M. [B] ajoute que la situation économique de la société et du groupe auquel elle appartient, en 2019, année de référence, était satisfaisante avec un chiffre d'affaires en croissance et un bilan sain ainsi qu'il ressort du rapport du cabinet Diagoris expert-comptable du CSE et de la décision de l'inspecteur de travail, qu'elle ne pouvait justifier les licenciements économiques et qu'il doit en être tenu compte pour apprécier le comportement de l'employeur.

La société Synthos [Localité 2] répond que le licenciement de M. [B] résulte de sa cessation totale et définitive le 20 septembre 2020, le fait qu'elle appartienne à un groupe étant indifférent.

Elle conteste que cette situation soit la conséquence d'une faute ou d'une légèreté blâmable de sa part. Elle affirme que la cessation d'activité se justifiait au regard des difficultés structurelles rencontrées qui préexistaient à son rachat (production monoproduit de PSE gris moins performant compte tenu de son procédé de fabrication ancien, absence d'unité d'extrusion, obsolescence des outils de production et des procédés industriels) et qui, compte tenu d'une évolution conjoncturelle aggravante (émergence d'une nouvelle concurrence à bas coût en provenance de pays hors Union européenne, excès d'offre générant une concurrence féroce entre acteurs et générant des tensions durables sur les prix, contraction de la demande liée notamment au ralentissement du marché de la construction et effondrement de la demande en Turquie) n'ont cessé de s'aggraver.

Elle invoque le recul de son volume des ventes, la baisse de son chiffre d'affaires, la détérioration de ses marges, un excédent brut d'exploitation (ou EBITDA aux Etats-Unis) constamment négatif depuis 2014 et des pertes d'exploitation cumulées s'élevant à 6 millions d'euros en 2019 pesant sur les résultats opérationnels du groupe Synthos, lui-même fragilisé par la perte de parts de marché.

Elle défend l'EBITDA comme outil de la performance économique réelle de l'entreprise, à l'inverse des comptes sociaux, compte tenu de ses modalités de facturation dans le cadre du contrat de façonnage qui la liait au groupe Synthos.

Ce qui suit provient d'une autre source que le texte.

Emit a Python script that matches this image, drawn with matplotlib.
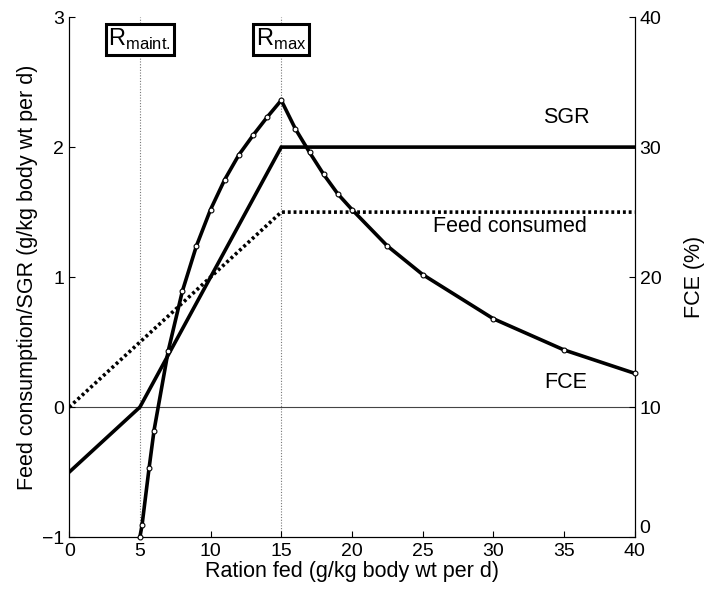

Elle fait valoir que les efforts déployés par le groupe (investissement pour le développement du PSE gris à base de graphite dès 2016, investissement pour le développement d'un procédé à base d'anthracite en 2017 finalement irréaliste et abandonné, investissement pour la production d'un PSE blanc en 2018 qui s'étant avérée déficitaire notamment en raison du coût du transport de la matière première, a été arrêtée en septembre 2019, restructuration visant à réduire les coûts en 2019) n'ont pas permis de surmonter les difficultés rencontrées.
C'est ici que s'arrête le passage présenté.